Commentary on Sections

Section 1: Expenditure relating to British Energy plc

7.This section provides authority for various kinds of expenditure relating to British Energy to be paid out of money provided by Parliament through normal supply procedures. The exercise of these powers is subject to the consent of the Treasury. This conforms with the long standing practice that significant ongoing expenditure should have specific statutory authority.

8.Subsection (1)(a) authorises expenditure incurred in giving financial assistance to British Energy plc or any of its subsidiaries. This is in addition to the power that already exists to give financial assistance for nuclear liabilities under Schedule 12 to the Electricity Act 1989. Subsection (1)(a) could be used while the British Energy companies remain in the private sector, but could equally be used to fund the administration of the companies or to fund the company if the Government has acquired British Energy plc or its subsidiaries (as foreseen in subsection (b)(i)). Financial assistance includes assistance by way of grant or loan or by entering into a guarantee in respect of any obligations of British Energy.

9.Subsection (1)(b) authorises expenditure in connection with the acquisition of a British Energy company, its business or its assets. This could be done either through the purchase of British Energy plc or its subsidiaries directly (through the purchase of the ordinary shares), or alternatively through buying the underlying business (undertaking) and/or assets from the company that owns them without buying the Companies Act company that contains them. These provisions merely give Parliamentary authority to incur expenditure for this purpose. They do not give the Government any special power to acquire (compared with a normal buyer) nor do they put the company under any obligation to sell.

10.Subsection (1)(b)(i) enables the acquisition of ordinary shares and also other securities such as bonds and debentures. Acquisition could be made directly by Government, its nominee, or through a 100% Government owned company (a ‘Crown company’).

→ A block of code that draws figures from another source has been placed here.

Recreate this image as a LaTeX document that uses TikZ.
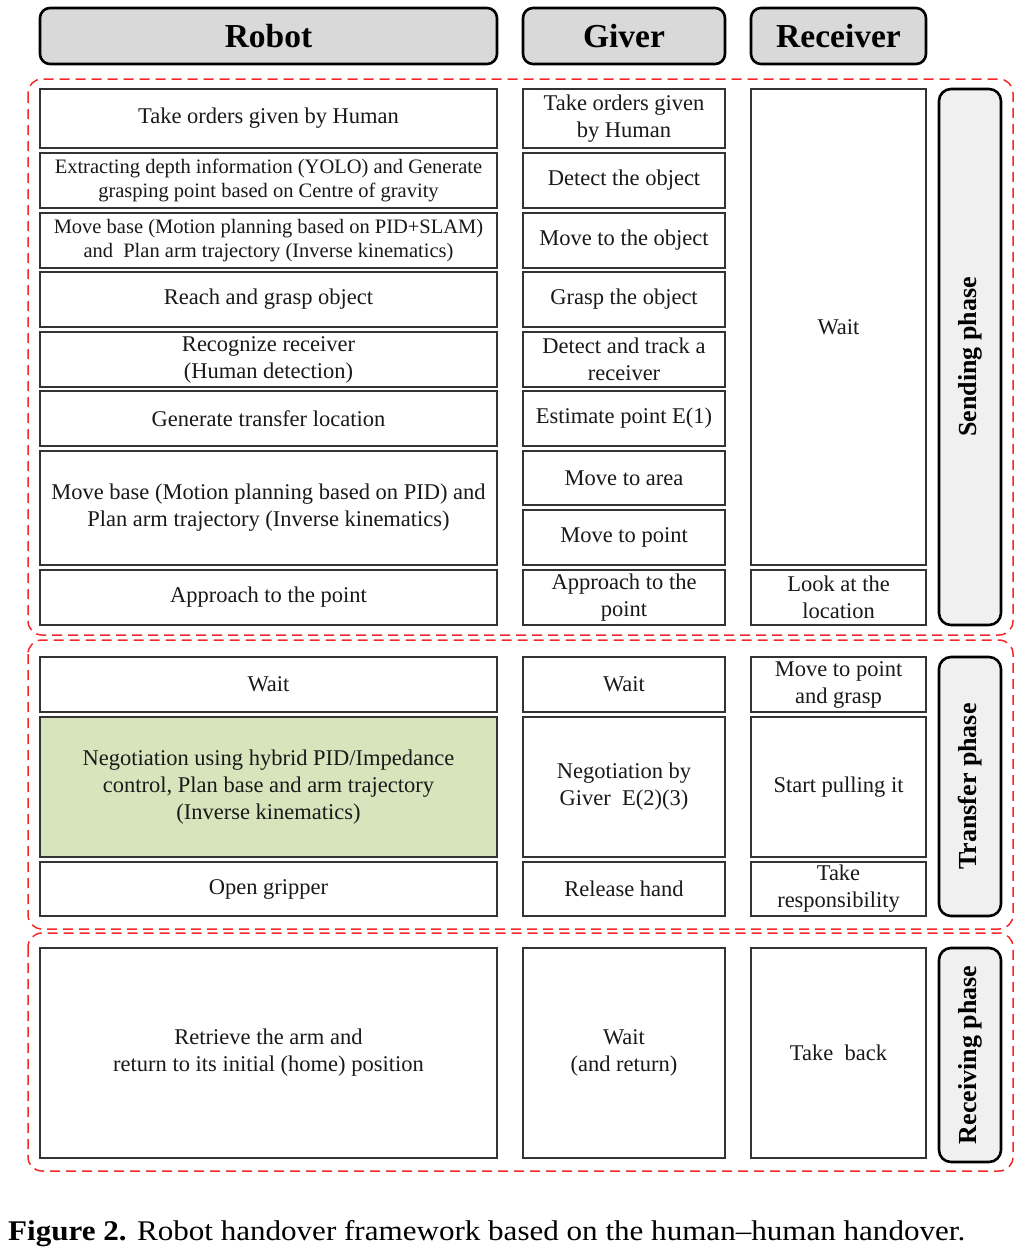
\documentclass[tikz,border=0pt]{standalone}
\usepackage{fontspec}
\setmainfont{Liberation Serif}
\definecolor{framered}{RGB}{245,40,40}
\definecolor{negogreen}{RGB}{216,228,188}
\begin{document}
\begin{tikzpicture}[x=1pt,y=-1pt,
  cellbox/.style={draw=black!80, line width=1.4pt, fill=white, align=center, inner sep=2pt,
    font=\fontsize{22.5}{27}\selectfont, text=black!90},
  small/.style={font=\fontsize{20.5}{24.5}\selectfont},
  headbox/.style={draw=black, line width=2.6pt, fill=black!15, rounded corners=10pt, align=center,
    font=\fontsize{33.5}{38}\selectfont\bfseries},
  phasebox/.style={draw=black, line width=2.6pt, fill=black!6, rounded corners=12pt, align=center,
    font=\fontsize{26}{30}\selectfont\bfseries, rotate=90},
  phaseframe/.style={draw=framered, line width=1.5pt, dash pattern=on 10pt off 6pt, rounded corners=14pt},
  greenfill/.style={fill=negogreen}
]
\useasboundingbox (0,0) rectangle (1029,1259);

\newcommand\cell[7][]{%
  \pgfmathsetmacro\cx{(#3+#5)/2}\pgfmathsetmacro\cy{(#4+#6)/2}%
  \pgfmathsetmacro\cw{#5-#3}\pgfmathsetmacro\ch{#6-#4}%
  \node[cellbox,#1,minimum width=\cw pt,minimum height=\ch pt] (#2) at (\cx,\cy) {#7};}
\newcommand\hcell[6]{%
  \pgfmathsetmacro\cx{(#2+#4)/2}\pgfmathsetmacro\cy{(#3+#5)/2}%
  \pgfmathsetmacro\cw{#4-#2}\pgfmathsetmacro\ch{#5-#3}%
  \node[headbox,minimum width=\cw pt,minimum height=\ch pt] (#1) at (\cx,\cy) {#6};}
\newcommand\pcell[6]{%
  \pgfmathsetmacro\cx{(#2+#4)/2}\pgfmathsetmacro\cy{(#3+#5)/2}%
  \pgfmathsetmacro\cw{#4-#2}\pgfmathsetmacro\ch{#5-#3}%
  \node[phasebox,minimum width=\ch pt,minimum height=\cw pt] (#1) at (\cx,\cy) {#6};}

% phase frames
\draw[phaseframe] (28,79) rectangle (1013,635);
\draw[phaseframe] (28,640) rectangle (1013,929);
\draw[phaseframe] (28,933) rectangle (1013,1171);

% headers
\hcell{hR}{40}{8}{497}{64}{Robot}
\hcell{hG}{523}{8}{725}{64}{Giver}
\hcell{hC}{751}{8}{926}{64}{Receiver}

% sending phase - robot
\cell{r1}{40}{89}{497}{148}{Take orders given by Human}
\cell[small]{r2}{40}{153}{497}{208}{Extracting depth information (YOLO) and Generate\\grasping point based on Centre of gravity}
\cell[small]{r3}{40}{213}{497}{268}{Move base (Motion planning based on PID+SLAM)\\and\ \ Plan arm trajectory (Inverse kinematics)}
\cell{r4}{40}{272}{497}{327}{Reach and grasp object}
\cell{r5}{40}{332}{497}{387}{Recognize receiver\\(Human detection)}
\cell{r6}{40}{391}{497}{446}{Generate transfer location}
\cell{r7}{40}{451}{497}{565}{Move base (Motion planning based on PID) and\\Plan arm trajectory (Inverse kinematics)}
\cell{r8}{40}{570}{497}{625}{Approach to the point}

% sending phase - giver
\cell{g1}{523}{89}{725}{148}{Take orders given\\by Human}
\cell{g2}{523}{153}{725}{208}{Detect the object}
\cell{g3}{523}{213}{725}{268}{Move to the object}
\cell{g4}{523}{272}{725}{327}{Grasp the object}
\cell{g5}{523}{332}{725}{387}{Detect and track a\\receiver}
\cell{g6}{523}{391}{725}{446}{Estimate point E(1)}
\cell{g7}{523}{451}{725}{505}{Move to area}
\cell{g8}{523}{510}{725}{565}{Move to point}
\cell{g9}{523}{570}{725}{625}{Approach to the\\point}

% sending phase - receiver
\cell{c1}{751}{89}{926}{565}{Wait}
\cell{c2}{751}{570}{926}{625}{Look at the\\location}

\pcell{pS}{939}{89}{1001}{625}{Sending phase}

% transfer phase
\cell{r9}{40}{657}{497}{712}{Wait}
\cell[greenfill]{r10}{40}{717}{497}{857}{Negotiation using hybrid PID/Impedance\\control, Plan base and arm trajectory\\(Inverse kinematics)}
\cell{r11}{40}{862}{497}{916}{Open gripper}
\cell{g10}{523}{657}{725}{712}{Wait}
\cell{g11}{523}{717}{725}{857}{Negotiation by\\Giver\ \ E(2)(3)}
\cell{g12}{523}{862}{725}{916}{Release hand}
\cell{c3}{751}{657}{926}{712}{Move to point\\and grasp}
\cell{c4}{751}{717}{926}{857}{Start pulling it}
\cell{c5}{751}{862}{926}{916}{Take\\responsibility}
\pcell{pT}{939}{657}{1001}{916}{Transfer phase}

% receiving phase
\cell{r12}{40}{948}{497}{1158}{Retrieve the arm and\\return to its initial (home) position}
\cell{g13}{523}{948}{725}{1158}{Wait\\(and return)}
\cell{c6}{751}{948}{926}{1158}{Take\ \ back}
\pcell{pR}{939}{948}{1001}{1162}{Receiving phase}

% caption
\node[anchor=west, inner sep=0pt, font=\fontsize{28.5}{32}\selectfont] (cap) at (8,1234)
  {\scalebox{1.09}[1]{\textbf{Figure 2.} Robot handover framework based on the human–human handover.}};
\end{tikzpicture}
\end{document}
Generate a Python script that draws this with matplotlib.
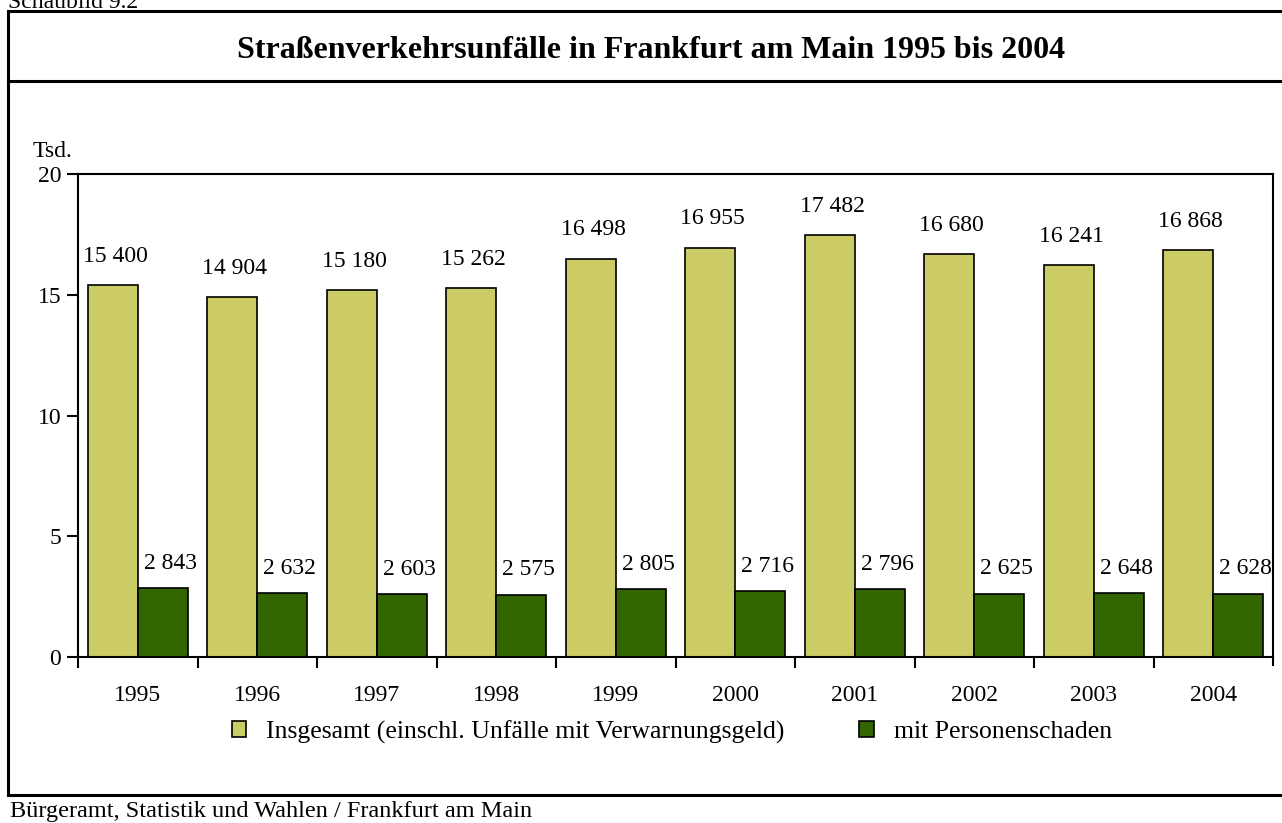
import numpy as np
import matplotlib
matplotlib.use('Agg')
import matplotlib.pyplot as plt
from matplotlib.lines import Line2D
from matplotlib.patches import Patch

plt.rcParams['font.family'] = ['Liberation Serif', 'DejaVu Serif']

years = ['1995', '1996', '1997', '1998', '1999', '2000', '2001', '2002', '2003', '2004']
insgesamt = [15400, 14904, 15180, 15262, 16498, 16955, 17482, 16680, 16241, 16868]
personenschaden = [2843, 2632, 2603, 2575, 2805, 2716, 2796, 2625, 2648, 2628]

col_total = '#cccc66'
col_pers = '#336600'
fs = 17

W, H = 1282, 823
fig = plt.figure(figsize=(W / 100, H / 100), dpi=100)


def fx(px):
    return px / W


def fy(py):
    return 1 - py / H


ax = fig.add_axes([fx(78), fy(657), fx(1273) - fx(78), fy(174) - fy(657)])

x = np.arange(len(years))
bw = 0.42
tot = np.array(insgesamt) / 1000
pers = np.array(personenschaden) / 1000
ax.bar(x - bw / 2, tot, bw, color=col_total, edgecolor='black', linewidth=1.2)
ax.bar(x + bw / 2, pers, bw, color=col_pers, edgecolor='black', linewidth=1.2)


def fmt(v):
    return f"{v:,}".replace(',', ' ')


for xi, v in zip(x, insgesamt):
    ax.text(xi - bw / 2 + 0.02, v / 1000 + 0.75, fmt(v), ha='center', va='bottom', fontsize=fs)
for xi, v in zip(x, personenschaden):
    ax.text(xi + bw / 2 + 0.06, v / 1000 + 0.6, fmt(v), ha='center', va='bottom', fontsize=fs)

ax.set_xlim(-0.5, len(years) - 0.5)
ax.set_ylim(0, 20)
ax.set_yticks([0, 5, 10, 15, 20])
ax.tick_params(axis='y', labelsize=fs, length=8, width=1.5, direction='out', pad=4)
ax.set_xticks(x - 0.5, minor=False)
ax.set_xticklabels([])
ax.set_xticks(x, minor=True)
ax.set_xticklabels(years, minor=True)
ax.tick_params(axis='x', which='major', length=8, width=1.5, direction='out')
ax.tick_params(axis='x', which='minor', length=0, labelsize=fs, pad=20)
# closing tick at right edge
ax.plot([len(years) - 0.5] * 2, [0, -0.33], color='black', lw=1.5, clip_on=False)
for s in ax.spines.values():
    s.set_linewidth(1.5)

fig.text(fx(33), fy(157), 'Tsd.', fontsize=fs, ha='left', va='baseline')

handles = [Patch(facecolor=col_total, edgecolor='black', linewidth=1.2),
           Patch(facecolor=col_pers, edgecolor='black', linewidth=1.2)]
labels = ['Insgesamt (einschl. Unfälle mit Verwarnungsgeld)', 'mit Personenschaden']
fig.legend(handles, labels, loc='center', bbox_to_anchor=(fx(672), fy(732)), ncol=2,
           frameon=False, fontsize=18.5, handlelength=0.55, handleheight=0.55,
           handletextpad=0.8, columnspacing=2.9)

fig.text(fx(651), fy(50), 'Straßenverkehrsunfälle in Frankfurt am Main 1995 bis 2004',
         ha='center', va='center', fontsize=23, fontweight='bold')
fig.text(fx(10), fy(812), 'Bürgeramt, Statistik und Wahlen / Frankfurt am Main',
         ha='left', va='center', fontsize=17.5)
fig.text(fx(8), fy(2), 'Schaubild 9.2', ha='left', va='center', fontsize=fs)

lw = 2.2
fig.add_artist(Line2D([fx(8), 1.0], [fy(11), fy(11)], color='black', lw=lw))
fig.add_artist(Line2D([fx(8), 1.0], [fy(81), fy(81)], color='black', lw=lw))
fig.add_artist(Line2D([fx(8), 1.0], [fy(795), fy(795)], color='black', lw=lw))
fig.add_artist(Line2D([fx(8), fx(8)], [fy(11), fy(795)], color='black', lw=lw))

fig.savefig('out.png', dpi=100)
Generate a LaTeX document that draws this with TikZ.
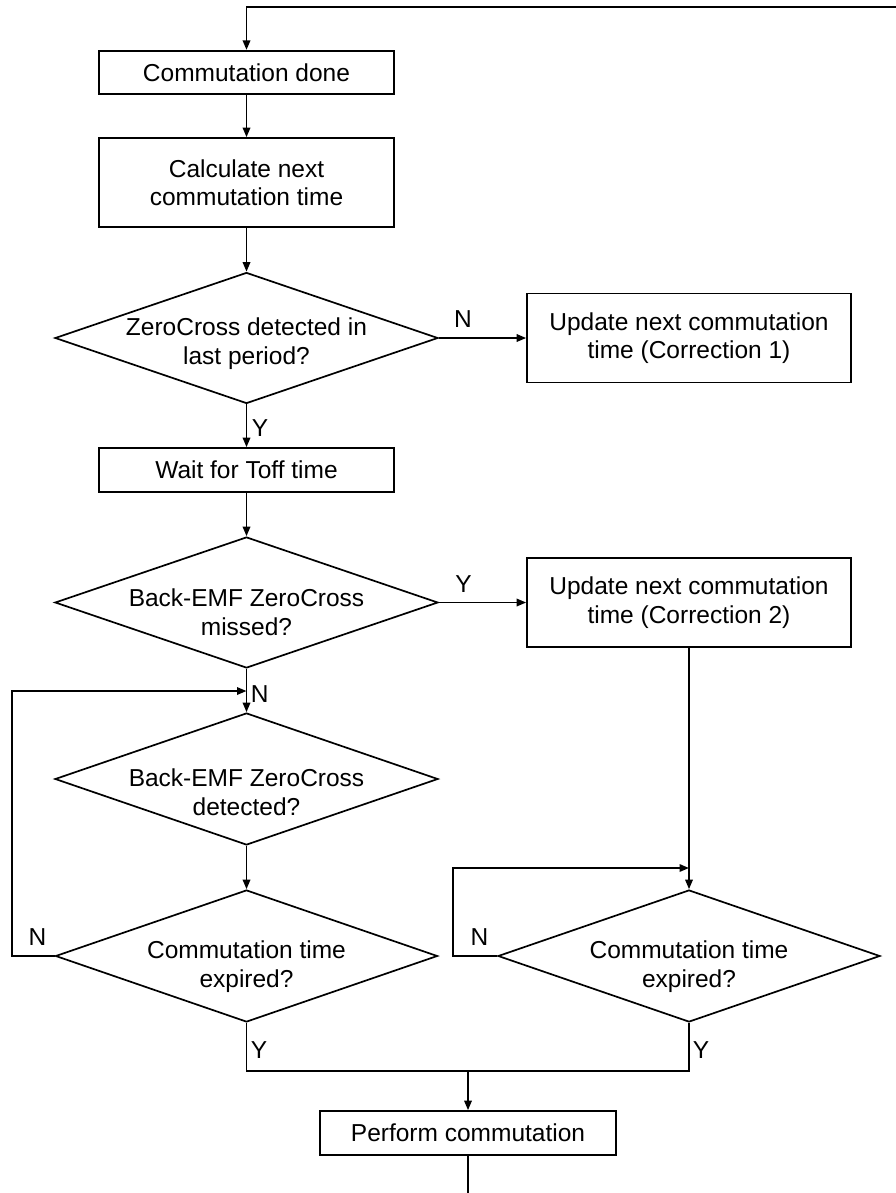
\documentclass[tikz,border=0pt]{standalone}
\usepackage{fontspec}
\setmainfont{Liberation Sans}
\usetikzlibrary{shapes.geometric,arrows.meta}
\begin{document}
\begin{tikzpicture}[x=1pt,y=-1pt,line width=1.7pt,
  every node/.style={font=\fontsize{24.5}{28.5}\selectfont,inner sep=0pt},
  procbox/.style={draw,rectangle,align=center,minimum width=#1},
  decision/.style={draw,diamond,minimum width=#1},
  qtext/.style={align=center,anchor=north},
  lbl/.style={anchor=north},
  flow/.style={-{Triangle[length=9.5pt,width=7.5pt]}}]
\useasboundingbox (0,0) rectangle (896,1193);

% process boxes
\node[procbox=295pt,minimum height=43.5pt] (done) at (246.5,72.5) {Commutation done};
\node[procbox=295pt,minimum height=89pt] (calc) at (246.5,182.5) {Calculate next\\commutation time};
\node[procbox=295pt,minimum height=44pt] (wait) at (246.5,470) {Wait for Toff time};
\node[procbox=324pt,minimum height=89pt] (corr1) at (689,338) {Update next commutation\\time (Correction 1)};
\node[procbox=324pt,minimum height=89pt] (corr2) at (689,602.5) {Update next commutation\\time (Correction 2)};
\node[procbox=296pt,minimum height=44pt] (perform) at (468,1133) {Perform commutation};

% decisions
\node[decision=383pt,minimum height=131pt] (zc) at (246.5,338) {};
\node[qtext] (zct) at (246.5,317) {ZeroCross detected in\\last period?};
\node[decision=383pt,minimum height=131pt] (miss) at (246.5,602.5) {};
\node[qtext] (misst) at (246.5,588) {Back-EMF ZeroCross\\missed?};
\node[decision=383pt,minimum height=132pt] (det) at (246.5,779) {};
\node[qtext] (dett) at (246.5,768) {Back-EMF ZeroCross\\detected?};
\node[decision=382pt,minimum height=132pt] (expl) at (246.5,956) {};
\node[qtext] (explt) at (246.5,940) {Commutation time\\expired?};
\node[decision=382pt,minimum height=132pt] (expr) at (689,956) {};
\node[qtext] (exprt) at (689,940) {Commutation time\\expired?};

% branch labels
\node[lbl] (n1) at (463,310) {N};
\node[lbl,anchor=north west] (y1) at (251,419) {Y};
\node[lbl] (y2) at (463.5,575) {Y};
\node[lbl,anchor=north west] (n2) at (250,685) {N};
\node[lbl] (n3) at (37.5,928) {N};
\node[lbl] (n4) at (479.5,928) {N};
\node[lbl,anchor=north west] (y3) at (250,1041) {Y};
\node[lbl,anchor=north west] (y4) at (692,1041) {Y};

% joints and free ends
\coordinate (loopin) at (896,7);
\coordinate (j1) at (246.5,691);
\coordinate (j2) at (689,868);
\coordinate (merge) at (468,1071);
\coordinate (loopout) at (468,1193);

% connectors
\draw[flow] (loopin) -| (done.north);
\draw[flow] (done) -- (calc);
\draw[flow] (calc) -- (zc.north);
\draw[flow] (zc.east) -- (corr1);
\draw[flow] (zc.south) -- (wait);
\draw[flow] (wait) -- (miss.north);
\draw[flow] (miss.east) -- (corr2);
\draw[flow] (miss.south) -- (det.north);
\draw[flow] (det.south) -- (expl.north);
\draw[flow] (expl.west) -- (12,956) |- (j1);
\draw[flow] (corr2) -- (expr.north);
\draw[flow] (expr.west) -- (453,956) |- (j2);
\draw (expl.south) |- (merge) -| (expr.south);
\draw[flow] (merge) -- (perform);
\draw (perform) -- (loopout);
\end{tikzpicture}
\end{document}
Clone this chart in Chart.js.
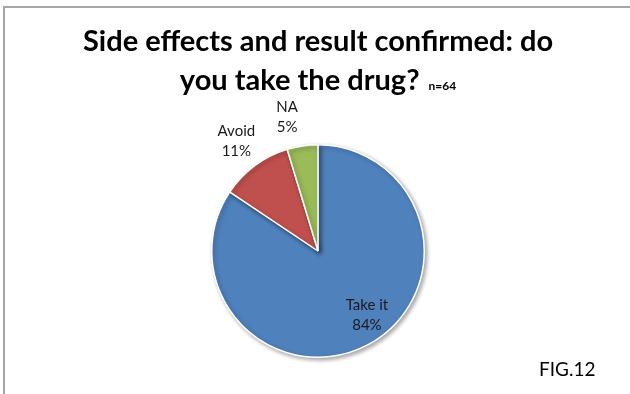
<!DOCTYPE html>
<html>
<head>
<meta charset="utf-8">
<script src="https://cdn.jsdelivr.net/npm/chart.js@4/dist/chart.umd.min.js"></script>
<style>
  html, body { margin: 0; padding: 0; background: #fff; }
  #wrap { position: relative; width: 630px; height: 394px; }
</style>
</head>
<body>
<div id="wrap"><canvas id="drugPie" width="630" height="394"></canvas></div>
<script>
"use strict";

// ========== DATA ========== //
const categories = ["Take it", "Avoid", "NA"];
const answers = [54, 7, 3]; // n=64
const percentLabels = ["84%", "11%", "5%"];
const sliceColors = ["#4F81BD", "#C0504D", "#9BBB59"];
const titleLines = ["Side effects and result confirmed: do", "you take the drug?"];
const sampleNote = "n=64";
const figLabel = "FIG.12";

const FONT = "Lato, 'Open Sans', sans-serif";

// frame + title + fig number
const decorPlugin = {
  id: "decor",
  beforeDraw(chart) {
    const ctx = chart.ctx;
    ctx.save();
    ctx.strokeStyle = "#a6a6a6";
    ctx.lineWidth = 2;
    ctx.beginPath();
    ctx.moveTo(4, 394);
    ctx.lineTo(4, 7);
    ctx.lineTo(630, 7);
    ctx.stroke();
    ctx.restore();
  },
  afterDraw(chart) {
    const ctx = chart.ctx;
    ctx.save();
    ctx.fillStyle = "#000";
    ctx.textBaseline = "alphabetic";
    ctx.textAlign = "center";
    ctx.font = "bold 29px " + FONT;
    ctx.fillText(titleLines[0], 318, 51);
    // second line with the small n=64 after it
    let w1 = ctx.measureText(titleLines[1]).width;
    ctx.font = "bold 12px " + FONT;
    let w2 = ctx.measureText(sampleNote).width;
    let gap = 9;
    let x0 = 318 - (w1 + gap + w2) / 2;
    ctx.textAlign = "left";
    ctx.font = "bold 29px " + FONT;
    ctx.fillText(titleLines[1], x0, 90);
    ctx.font = "bold 12px " + FONT;
    ctx.fillText(sampleNote, x0 + w1 + gap, 90);
    // fig label
    ctx.font = "19px " + FONT;
    ctx.textAlign = "left";
    ctx.fillText(figLabel, 539, 376);
    ctx.restore();
  }
};

// slice labels: name + percent, inside for the big slice, outside for small ones
const labelPlugin = {
  id: "sliceLabels",
  afterDatasetsDraw(chart) {
    const ctx = chart.ctx;
    const meta = chart.getDatasetMeta(0);
    ctx.save();
    ctx.fillStyle = "#1a1a1a";
    ctx.font = "15px " + FONT;
    ctx.textAlign = "center";
    ctx.textBaseline = "middle";
    meta.data.forEach((arc, i) => {
      const p = arc.getProps(["x", "y", "startAngle", "endAngle", "outerRadius"], true);
      const mid = (p.startAngle + p.endAngle) / 2;
      const dist = i === 0 ? p.outerRadius * 0.76 : p.outerRadius * 1.29;
      const ang = i === 0 ? mid - 0.16 : mid - (i === 2 ? 0.08 : 0);
      const cx = p.x + Math.cos(ang) * dist;
      const cy = p.y + Math.sin(ang) * dist;
      ctx.fillText(categories[i], cx, cy - 10);
      ctx.fillText(percentLabels[i], cx, cy + 10);
    });
    ctx.restore();
  }
};

// soft shadow under the pie
const shadowPlugin = {
  id: "pieShadow",
  beforeDatasetsDraw(chart) {
    const ctx = chart.ctx;
    ctx.save();
    ctx.shadowColor = "rgba(0,0,0,0.35)";
    ctx.shadowBlur = 4;
    ctx.shadowOffsetX = 2;
    ctx.shadowOffsetY = 2;
  },
  afterDatasetsDraw(chart) {
    chart.ctx.restore();
  }
};

let chartContainer = document.querySelector("#drugPie");
let chart = new Chart(chartContainer, {
  type: "pie",
  data: {
    labels: categories,
    datasets: [{
      data: answers,
      backgroundColor: sliceColors,
      borderColor: "#fff",
      borderWidth: 1.5
    }]
  },
  options: {
    responsive: false,
    animation: false,
    layout: { padding: { left: 211, right: 205, top: 143, bottom: 35 } },
    plugins: {
      legend: { display: false },
      tooltip: { enabled: false },
      title: { display: false }
    }
  },
  plugins: [decorPlugin, shadowPlugin, labelPlugin]
});
</script>
</body>
</html>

11.Subsection 1(c) follows on from subsection 1(b) and authorises continued funding if the Government acquires the business and/or assets of a British Energy company under (1)(b)(ii). If the Government acquired companies under (1)(b)(i) then it would be authorised to continue to fund those companies under subsection (1)(a). But if it only acquired the businesses and/or assets separately from the British Energy companies, then subsection (1)(a) would not provide the relevant authority, hence this additional provision.

12.Any expenditure under this section could only take place to the extent that it is permitted by the EC State Aid rules.

Section 2: Removal of restrictions on capacity to acquire certain securities

13.Part 2 of the Electricity Act 1989 contains a number of provisions that restructured the Electricity Industry, allowing for its subsequent sale (privatisation). In the main, Part 2 has served its purpose and the provisions no longer have effect or are now irrelevant. However, within Part 2 there are two sections, section 74 and 72, which could affect the Government's freedom to take some of the actions contemplated by section 1. This section repeals both of those sections.

14.Section 74 (Target Investment Limits) originally ensured that the privatisation of a Government owned electricity company could not be subsequently reversed. It did this by restricting the Secretary of State’s common law powers to acquire ordinary(2) shares in certain privatised electricity companies beyond a specified limit. In the specific case of British Energy Generation (UK) Ltd (an operating company within the British Energy group of companies) it would prevent Government from re-purchasing ordinary shares, since the limit for that company is set at 0%(3).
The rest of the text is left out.